Sustainability, Vol. 18, Pages 1538: Exploring PDM in Higher Education: Management Strategies, Learning Dynamics, and Adaptive Governance for Institutional Sustainability

Fuente: Sustainability - Revista científica (MDPI)
Sustainability, Vol. 18, Pages 1538: Exploring PDM in Higher Education: Management Strategies, Learning Dynamics, and Adaptive Governance for Institutional Sustainability
Sustainability doi: 10.3390/su18031538
Authors:
Xuanwang Liu
Wenwu Yang
Jingqi Zhang

Participatory decision-making (PDM) is increasingly recognized as a critical governance mechanism for enhancing institutional sustainability in higher education.

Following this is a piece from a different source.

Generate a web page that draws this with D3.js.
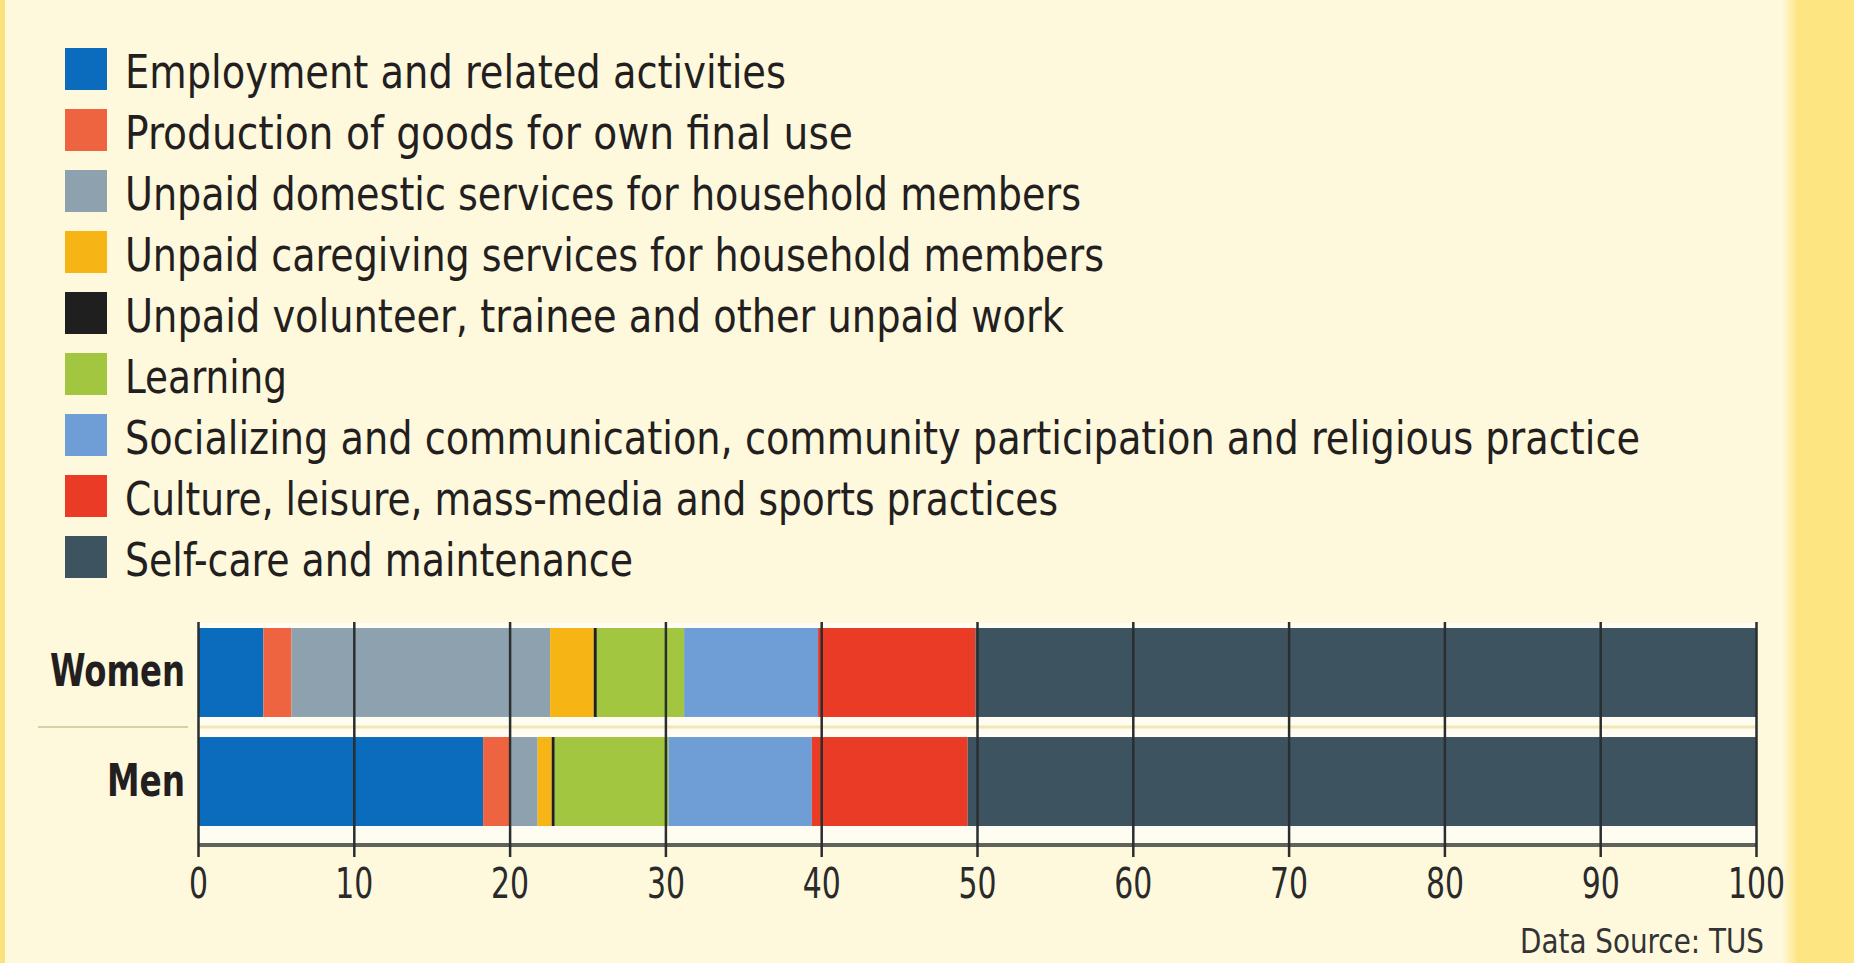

However, the internal pathways through which participation contributes to organizational learning and adaptive governance remain insufficiently understood and empirically tested. Drawing on collaborative governance and organizational learning theories, this study develops a feedback-based governance framework that links PDM, learning feedback (LF), and adaptive governance capacity within universities. This study adopts a quantitative research design and employs covariance-based structural equation modeling (CB-SEM) to examine the proposed framework. The analytical strategy integrates confirmatory factor analysis, mediation analysis, moderation analysis, and multi-group comparisons to capture both internal transmission mechanisms and contextual heterogeneity. As an empirical illustration, questionnaire data were collected from 512 respondents across 32 universities in China, encompassing both research-oriented and practice-oriented institutions. The survey instruments measured respondents’ perceptions of PDM, LF, adaptive governance capacity (AGC), managerial support, and digital collaboration tools using established multi-item scales. The results show that PDM enhances adaptive governance primarily through LF, indicating that participation contributes to sustainability by operating as a perceived learning mechanism rather than a one-off procedural input. Overall, the findings suggest interpreting participatory governance as a perception-based, feedback-oriented decision–learning–adaptation process, highlighting the role of learning in adaptive university governance.